Contrarily, Wapp stated that the 90-day period to serve EntCo Israel “is longer given that EntCo Israel is a foreign entity.” Wapp added that regardless it has shown good cause for the delay “because the United States Post Service lost the service package that it sent to EntCo Israel during the 90-day period.”  As a result, Wapp Tech has asked the court to extend the service deadline. The court agreed with Wapp Tech stating that “the deadline for service extends beyond the 90-day limit under Rule 4(m) due to EntCo Israel’s status as a foreign entity; therefore, the Court finds that Wapp’s service is sufficient and EntCo Israel’s 12(b)(5) motion to dismiss must be denied.”

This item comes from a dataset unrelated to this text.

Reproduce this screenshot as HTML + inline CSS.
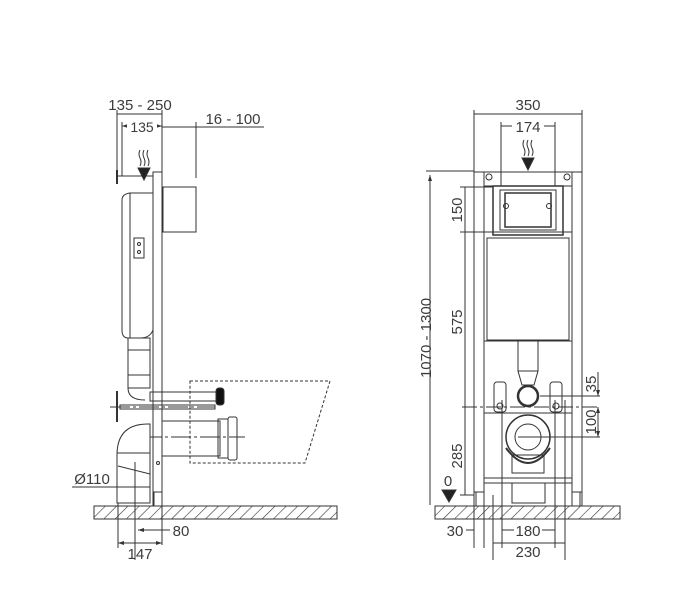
<!DOCTYPE html>
<html><head><meta charset="utf-8"><style>
html,body{margin:0;padding:0;background:#fff;}
svg{display:block;font-family:"Liberation Sans",sans-serif;}
text{fill:#3c3c3c;font-size:15px;}
</style></head><body>
<svg width="700" height="604" viewBox="0 0 700 604" xmlns="http://www.w3.org/2000/svg">
<defs>
<pattern id="h" width="8" height="8" patternUnits="userSpaceOnUse" patternTransform="rotate(45)">
<line x1="0" y1="0" x2="0" y2="8" stroke="#333" stroke-width="1.2"/>
</pattern>
<marker id="a" markerWidth="6" markerHeight="6" refX="6" refY="3" orient="auto-start-reverse"><path d="M0,1 L6,3 L0,5z" fill="#333"/></marker>
</defs>
<g stroke="#333" fill="none" stroke-width="1">
<rect x="94" y="506" width="243" height="13" fill="url(#h)"/>
<rect x="435" y="506" width="185" height="13" fill="url(#h)"/>

<rect x="153" y="172" width="9" height="334" fill="#fff"/>
<line x1="117" y1="176" x2="153" y2="176"/>
<line x1="117" y1="170" x2="117" y2="184" stroke-width="2"/>
<rect x="163" y="187" width="33" height="45"/>
<path d="M122,200 Q122,194 130,193 L153,193 L153,330 Q150,338 140,338 L128,338 Q122,338 122,330Z" fill="#fff"/>
<line x1="130" y1="193" x2="130" y2="338"/>
<rect x="134" y="238" width="10" height="20"/>
<circle cx="139" cy="244" r="1.5"/><circle cx="139" cy="252" r="1.5"/>
<rect x="128" y="338" width="22" height="50"/>
<line x1="128" y1="350" x2="150" y2="350"/><line x1="128" y1="375" x2="150" y2="375"/>
<path d="M128,388 Q128,400 145,400"/>
<rect x="150" y="392" width="68" height="9"/>
<rect x="216" y="388" width="8" height="17" rx="3" fill="#111"/>
<line x1="110" y1="407" x2="215" y2="407" stroke-dasharray="20,3,3,3"/>
<rect x="120" y="405" width="95" height="4"/>
<line x1="117" y1="391" x2="117" y2="422" stroke-width="2"/>
<rect x="162" y="421" width="58" height="35"/>
<rect x="218" y="419" width="10" height="39"/>
<rect x="228" y="417" width="9" height="43" rx="2"/>
<line x1="142" y1="437" x2="245" y2="437" stroke-dasharray="20,3,3,3"/>
<path d="M117,503 L117,455 Q117,424 148,424 L150,424 L150,503 Z" fill="#fff"/>
<line x1="117" y1="453" x2="150" y2="453"/>
<line x1="118" y1="466" x2="150" y2="474"/>
<line x1="135" y1="462" x2="135" y2="560"/>
<circle cx="158" cy="463" r="1.5"/>
<rect x="154" y="492" width="8" height="14"/>
<path d="M190,381 L330,381 L305,463 L190,463Z" stroke-dasharray="3,2"/>
<line x1="117" y1="114" x2="162" y2="114"/>
<line x1="117" y1="110" x2="117" y2="176"/>
<line x1="162" y1="110" x2="162" y2="172"/>
<line x1="122" y1="126" x2="162" y2="126" marker-start="url(#a)" marker-end="url(#a)"/>
<line x1="122" y1="122" x2="122" y2="176"/>
<line x1="162" y1="127" x2="264" y2="127"/>
<line x1="196" y1="122" x2="196" y2="178"/>
<line x1="72" y1="487" x2="150" y2="487"/>
<line x1="138" y1="530" x2="162" y2="530" marker-start="url(#a)"/>
<line x1="162" y1="506" x2="162" y2="545"/>
<line x1="118" y1="503" x2="118" y2="548"/>
<line x1="118" y1="543" x2="162" y2="543" marker-start="url(#a)" marker-end="url(#a)"/>
<line x1="162" y1="530" x2="170" y2="530"/>
<path d="M140,150 q-2,4 0,8 q2,4 0,8 M144,150 q-2,4 0,8 q2,4 0,8 M148,150 q-2,4 0,8 q2,4 0,8"/>
<path d="M138,168 L150,168 L144,180Z" fill="#222"/>

<rect x="474" y="172" width="108" height="334" fill="none"/>
<rect x="474" y="172" width="10" height="320" fill="#fff"/>
<rect x="572" y="172" width="10" height="320" fill="#fff"/>
<rect x="476" y="492" width="8" height="14"/><rect x="572" y="492" width="8" height="14"/>
<circle cx="489" cy="177" r="3"/><circle cx="567" cy="177" r="3"/>
<rect x="484" y="186" width="88" height="155" fill="#fff"/>
<rect x="493" y="186" width="70" height="49" stroke-width="1.5"/>
<rect x="500" y="190" width="56" height="40"/>
<rect x="505" y="193" width="46" height="34" stroke-width="1.5"/>
<circle cx="506" cy="206" r="2.5"/><circle cx="549" cy="206" r="2.5"/>
<rect x="487" y="238" width="82" height="102"/>
<line x1="484" y1="232" x2="572" y2="232"/>
<rect x="518" y="341" width="20" height="30"/>
<path d="M518,371 L522,385 L534,385 L538,371"/>
<circle cx="528" cy="396" r="10" stroke-width="2.5"/>
<rect x="494" y="382" width="12" height="30" rx="3"/><rect x="550" y="382" width="12" height="30" rx="3"/>
<circle cx="500" cy="406" r="3"/><circle cx="556" cy="406" r="3"/>
<line x1="484" y1="413" x2="572" y2="413"/>
<circle cx="528" cy="437" r="22" stroke-width="1.5"/>
<circle cx="528" cy="437" r="13"/>
<path d="M506,448 Q528,478 550,448" stroke-width="2"/>
<rect x="512" y="455" width="32" height="18"/>
<line x1="484" y1="478" x2="572" y2="478"/>
<line x1="484" y1="483" x2="572" y2="483"/>
<rect x="512" y="483" width="33" height="20"/>
<line x1="518" y1="437" x2="600" y2="437"/>
<line x1="462" y1="407" x2="600" y2="407" stroke-dasharray="15,3,3,3"/>
<line x1="540" y1="396" x2="600" y2="396"/>
<line x1="474" y1="114" x2="582" y2="114"/>
<line x1="474" y1="110" x2="474" y2="172"/><line x1="582" y1="110" x2="582" y2="172"/>
<line x1="501" y1="126" x2="555" y2="126"/>
<line x1="501" y1="122" x2="501" y2="186"/><line x1="555" y1="122" x2="555" y2="186"/>
<line x1="426" y1="171" x2="474" y2="171"/>
<line x1="430" y1="175" x2="430" y2="505" marker-start="url(#a)"/>
<line x1="465" y1="187" x2="465" y2="495"/>
<line x1="460" y1="187" x2="493" y2="187"/>
<line x1="460" y1="232" x2="487" y2="232"/>
<line x1="460" y1="495" x2="474" y2="495"/>
<line x1="598" y1="372" x2="598" y2="396" marker-end="url(#a)"/>
<line x1="598" y1="407" x2="598" y2="437" marker-start="url(#a)" marker-end="url(#a)"/>
<path d="M442,490 L456,490 L449,502Z" fill="#222"/>
<line x1="474" y1="506" x2="474" y2="548"/>
<line x1="484" y1="506" x2="484" y2="548"/>
<line x1="493" y1="495" x2="493" y2="560"/>
<line x1="565" y1="400" x2="565" y2="560"/>
<line x1="502" y1="400" x2="502" y2="548"/>
<line x1="555" y1="400" x2="555" y2="548"/>
<line x1="466" y1="530" x2="474" y2="530"/>
<line x1="502" y1="530" x2="555" y2="530"/>
<line x1="493" y1="543" x2="565" y2="543"/>
<path d="M524,140 q-2,4 0,8 q2,4 0,8 M528,140 q-2,4 0,8 q2,4 0,8 M532,140 q-2,4 0,8 q2,4 0,8"/>
<path d="M522,158 L534,158 L528,170Z" fill="#222"/>
</g>
<text x="140" y="110" text-anchor="middle">135 - 250</text>
<rect x="127" y="118" width="30" height="16" fill="#fff"/>
<text x="142" y="132" text-anchor="middle" style="font-size:14px">135</text>
<text x="233" y="124" text-anchor="middle">16 - 100</text>
<text x="92" y="484" text-anchor="middle">Ø110</text>
<text x="181" y="536" text-anchor="middle">80</text>
<text x="140" y="559" text-anchor="middle">147</text>
<text x="528" y="110" text-anchor="middle">350</text>
<rect x="512" y="118" width="32" height="16" fill="#fff"/>
<text x="528" y="132" text-anchor="middle">174</text>
<text transform="translate(431,338) rotate(-90)" text-anchor="middle">1070 - 1300</text>
<text transform="translate(462,210) rotate(-90)" text-anchor="middle">150</text>
<text transform="translate(462,322) rotate(-90)" text-anchor="middle">575</text>
<text transform="translate(462,456) rotate(-90)" text-anchor="middle">285</text>
<text transform="translate(596,384) rotate(-90)" text-anchor="middle">35</text>
<text transform="translate(596,422) rotate(-90)" text-anchor="middle">100</text>
<text x="448" y="486" text-anchor="middle">0</text>
<text x="455" y="536" text-anchor="middle">30</text>
<rect x="514" y="522" width="28" height="16" fill="#fff"/>
<text x="528" y="536" text-anchor="middle">180</text>
<text x="528" y="557" text-anchor="middle">230</text>
</svg>
</body></html>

The court noted that a court can still dismiss a case without prejudice if the court determines that “the plaintiff has not demonstrated reasonable diligence in attempting service.” The court stated that Wapp was diligent because it “‘initiated’ service on EntCo Israel on September 9, 2019 – only 20 days after filing its complaint…While Wapp’s first attempt failed through no fault of its own, Wapp’s second attempt to serve EntCo Israel was successful – effectuating service just 103 days after Wapp filed the Complaint.”

As a result, Wapp Tech’s contingent motion to add EntCo Israel as a party is denied as moot. EntCo, whose non-Israeli subsidiaries are also party to the case, is represented by Gibson, Dunn & Crutcher.  The plaintiff is represented by the Devlin Law Firm and the Toler Law Group.